- **Records contained in a dataset**
###

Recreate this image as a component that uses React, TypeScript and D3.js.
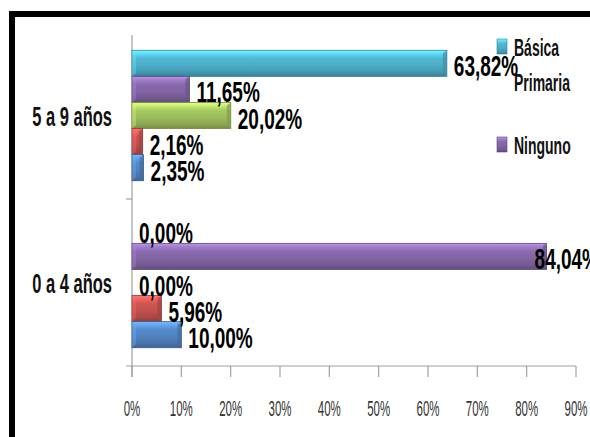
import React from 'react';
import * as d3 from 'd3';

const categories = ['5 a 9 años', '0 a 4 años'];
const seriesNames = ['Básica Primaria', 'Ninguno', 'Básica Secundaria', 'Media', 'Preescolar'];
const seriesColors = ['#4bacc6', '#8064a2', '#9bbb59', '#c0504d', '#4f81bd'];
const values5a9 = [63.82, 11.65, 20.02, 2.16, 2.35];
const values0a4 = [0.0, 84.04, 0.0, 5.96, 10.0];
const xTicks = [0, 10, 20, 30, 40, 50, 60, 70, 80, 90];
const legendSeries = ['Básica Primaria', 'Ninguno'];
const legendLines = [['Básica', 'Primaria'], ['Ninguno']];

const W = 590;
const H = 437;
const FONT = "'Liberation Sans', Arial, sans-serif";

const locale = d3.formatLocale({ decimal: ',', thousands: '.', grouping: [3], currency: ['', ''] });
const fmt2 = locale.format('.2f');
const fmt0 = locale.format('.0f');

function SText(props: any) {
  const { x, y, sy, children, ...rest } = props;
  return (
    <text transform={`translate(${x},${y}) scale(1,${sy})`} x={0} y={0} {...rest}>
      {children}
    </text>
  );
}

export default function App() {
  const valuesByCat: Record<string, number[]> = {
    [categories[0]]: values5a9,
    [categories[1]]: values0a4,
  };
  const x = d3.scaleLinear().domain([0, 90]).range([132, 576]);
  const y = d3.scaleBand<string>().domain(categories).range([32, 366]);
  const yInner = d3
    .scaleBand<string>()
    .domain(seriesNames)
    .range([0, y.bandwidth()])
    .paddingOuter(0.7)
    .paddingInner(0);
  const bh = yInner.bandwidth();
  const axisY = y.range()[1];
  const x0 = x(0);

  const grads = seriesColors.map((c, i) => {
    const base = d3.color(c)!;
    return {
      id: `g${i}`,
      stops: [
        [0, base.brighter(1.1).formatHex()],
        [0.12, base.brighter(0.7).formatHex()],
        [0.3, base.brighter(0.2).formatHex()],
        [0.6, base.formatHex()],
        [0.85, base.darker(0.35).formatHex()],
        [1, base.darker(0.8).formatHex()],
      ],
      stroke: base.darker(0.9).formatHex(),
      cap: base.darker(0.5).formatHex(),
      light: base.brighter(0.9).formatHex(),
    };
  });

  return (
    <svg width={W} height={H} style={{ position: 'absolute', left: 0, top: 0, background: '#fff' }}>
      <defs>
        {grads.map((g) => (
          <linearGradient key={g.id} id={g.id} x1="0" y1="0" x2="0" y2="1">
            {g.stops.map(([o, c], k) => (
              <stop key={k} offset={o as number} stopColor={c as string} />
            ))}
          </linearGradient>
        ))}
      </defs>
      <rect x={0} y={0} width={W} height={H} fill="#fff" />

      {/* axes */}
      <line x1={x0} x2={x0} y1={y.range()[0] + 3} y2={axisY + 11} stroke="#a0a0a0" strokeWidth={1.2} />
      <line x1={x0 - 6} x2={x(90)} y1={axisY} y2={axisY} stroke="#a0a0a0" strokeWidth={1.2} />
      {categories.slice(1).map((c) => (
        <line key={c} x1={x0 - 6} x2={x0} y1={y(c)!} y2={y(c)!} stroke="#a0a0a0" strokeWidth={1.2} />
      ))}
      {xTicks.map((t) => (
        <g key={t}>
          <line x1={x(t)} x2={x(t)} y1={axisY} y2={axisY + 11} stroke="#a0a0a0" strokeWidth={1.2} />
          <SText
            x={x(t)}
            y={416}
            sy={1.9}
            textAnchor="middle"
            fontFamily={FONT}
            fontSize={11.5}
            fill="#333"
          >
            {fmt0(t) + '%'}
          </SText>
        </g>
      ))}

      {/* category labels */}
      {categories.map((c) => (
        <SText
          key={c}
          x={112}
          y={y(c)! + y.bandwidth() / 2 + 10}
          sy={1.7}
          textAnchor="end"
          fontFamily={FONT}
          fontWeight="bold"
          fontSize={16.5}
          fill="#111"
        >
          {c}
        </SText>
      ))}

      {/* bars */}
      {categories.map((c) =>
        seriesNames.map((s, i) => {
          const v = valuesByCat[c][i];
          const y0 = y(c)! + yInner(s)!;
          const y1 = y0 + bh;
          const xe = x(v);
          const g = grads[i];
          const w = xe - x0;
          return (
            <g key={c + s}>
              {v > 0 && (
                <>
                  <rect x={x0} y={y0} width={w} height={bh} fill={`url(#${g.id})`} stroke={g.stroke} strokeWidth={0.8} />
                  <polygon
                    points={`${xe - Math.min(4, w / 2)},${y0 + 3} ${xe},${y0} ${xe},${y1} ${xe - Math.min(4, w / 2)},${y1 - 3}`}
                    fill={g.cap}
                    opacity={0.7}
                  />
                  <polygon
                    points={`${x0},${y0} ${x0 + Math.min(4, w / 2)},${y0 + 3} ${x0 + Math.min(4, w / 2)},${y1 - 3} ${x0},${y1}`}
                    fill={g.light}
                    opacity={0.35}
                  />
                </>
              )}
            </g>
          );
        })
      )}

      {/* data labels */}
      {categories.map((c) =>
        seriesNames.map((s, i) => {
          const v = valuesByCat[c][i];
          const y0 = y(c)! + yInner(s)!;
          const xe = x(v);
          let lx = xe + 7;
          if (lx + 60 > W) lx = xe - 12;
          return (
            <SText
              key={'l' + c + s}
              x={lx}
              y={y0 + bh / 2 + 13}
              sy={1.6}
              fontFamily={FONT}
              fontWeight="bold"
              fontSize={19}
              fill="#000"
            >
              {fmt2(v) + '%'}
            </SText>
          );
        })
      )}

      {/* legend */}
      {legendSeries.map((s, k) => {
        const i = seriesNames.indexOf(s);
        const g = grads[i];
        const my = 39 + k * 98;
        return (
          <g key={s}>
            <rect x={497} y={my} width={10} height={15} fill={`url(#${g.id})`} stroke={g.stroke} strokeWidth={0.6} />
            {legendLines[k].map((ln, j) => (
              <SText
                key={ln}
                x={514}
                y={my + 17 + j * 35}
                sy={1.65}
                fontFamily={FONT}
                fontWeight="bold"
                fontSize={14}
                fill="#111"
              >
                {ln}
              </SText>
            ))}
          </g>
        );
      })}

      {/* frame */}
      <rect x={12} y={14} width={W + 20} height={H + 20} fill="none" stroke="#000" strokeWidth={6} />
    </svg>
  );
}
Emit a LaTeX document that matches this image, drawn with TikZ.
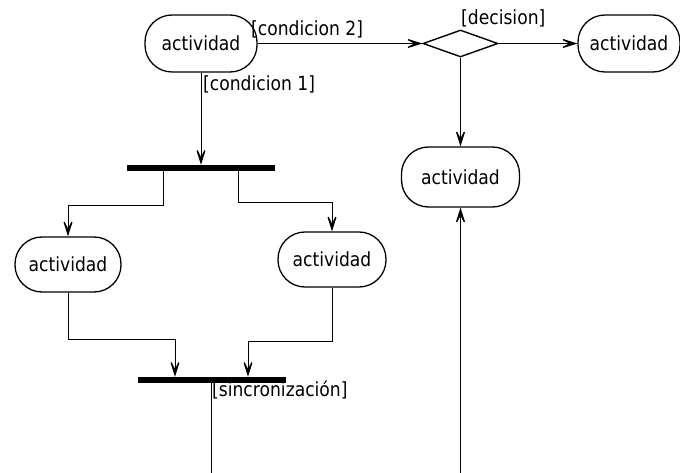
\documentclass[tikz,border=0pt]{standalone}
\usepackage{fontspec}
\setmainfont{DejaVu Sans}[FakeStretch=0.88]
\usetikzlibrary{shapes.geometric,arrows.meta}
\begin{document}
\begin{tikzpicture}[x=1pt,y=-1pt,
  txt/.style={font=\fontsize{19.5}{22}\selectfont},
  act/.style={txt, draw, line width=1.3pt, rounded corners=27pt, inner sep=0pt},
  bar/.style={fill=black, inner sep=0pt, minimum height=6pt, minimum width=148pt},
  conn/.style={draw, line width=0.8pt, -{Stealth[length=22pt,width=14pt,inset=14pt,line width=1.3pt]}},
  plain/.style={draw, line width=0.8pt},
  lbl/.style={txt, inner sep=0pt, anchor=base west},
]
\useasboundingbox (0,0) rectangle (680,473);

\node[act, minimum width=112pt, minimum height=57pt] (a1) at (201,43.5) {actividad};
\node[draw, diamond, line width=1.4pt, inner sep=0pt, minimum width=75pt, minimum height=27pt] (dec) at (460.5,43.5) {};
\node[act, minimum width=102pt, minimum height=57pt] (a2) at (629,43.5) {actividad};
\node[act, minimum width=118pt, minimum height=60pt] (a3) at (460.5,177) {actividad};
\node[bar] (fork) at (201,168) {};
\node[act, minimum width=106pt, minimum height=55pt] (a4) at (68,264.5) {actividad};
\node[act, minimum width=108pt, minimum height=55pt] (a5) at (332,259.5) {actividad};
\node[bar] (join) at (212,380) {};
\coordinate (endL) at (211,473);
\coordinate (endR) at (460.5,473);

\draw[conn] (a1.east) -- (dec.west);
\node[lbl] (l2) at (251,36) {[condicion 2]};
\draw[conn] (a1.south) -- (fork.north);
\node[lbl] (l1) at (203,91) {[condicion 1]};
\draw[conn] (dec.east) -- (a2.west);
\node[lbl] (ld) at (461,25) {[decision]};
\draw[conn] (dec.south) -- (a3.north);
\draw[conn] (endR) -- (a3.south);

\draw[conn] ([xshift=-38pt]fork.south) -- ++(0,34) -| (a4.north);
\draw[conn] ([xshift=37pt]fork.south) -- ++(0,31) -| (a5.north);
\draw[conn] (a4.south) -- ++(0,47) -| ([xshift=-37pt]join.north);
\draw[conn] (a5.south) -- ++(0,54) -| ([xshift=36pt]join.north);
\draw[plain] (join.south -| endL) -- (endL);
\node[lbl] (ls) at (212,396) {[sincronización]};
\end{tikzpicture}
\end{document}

###

- **STATED EXERCISE**
Only the lines from the top of the records through the line with "import * as d3 from 'd3';" belong in the copy; write them out exactly, leaving out pictures.

- **THE COMPLETED TASK**
Recreate this image as a component that uses React, TypeScript and D3.js.
import React from 'react';
import * as d3 from 'd3';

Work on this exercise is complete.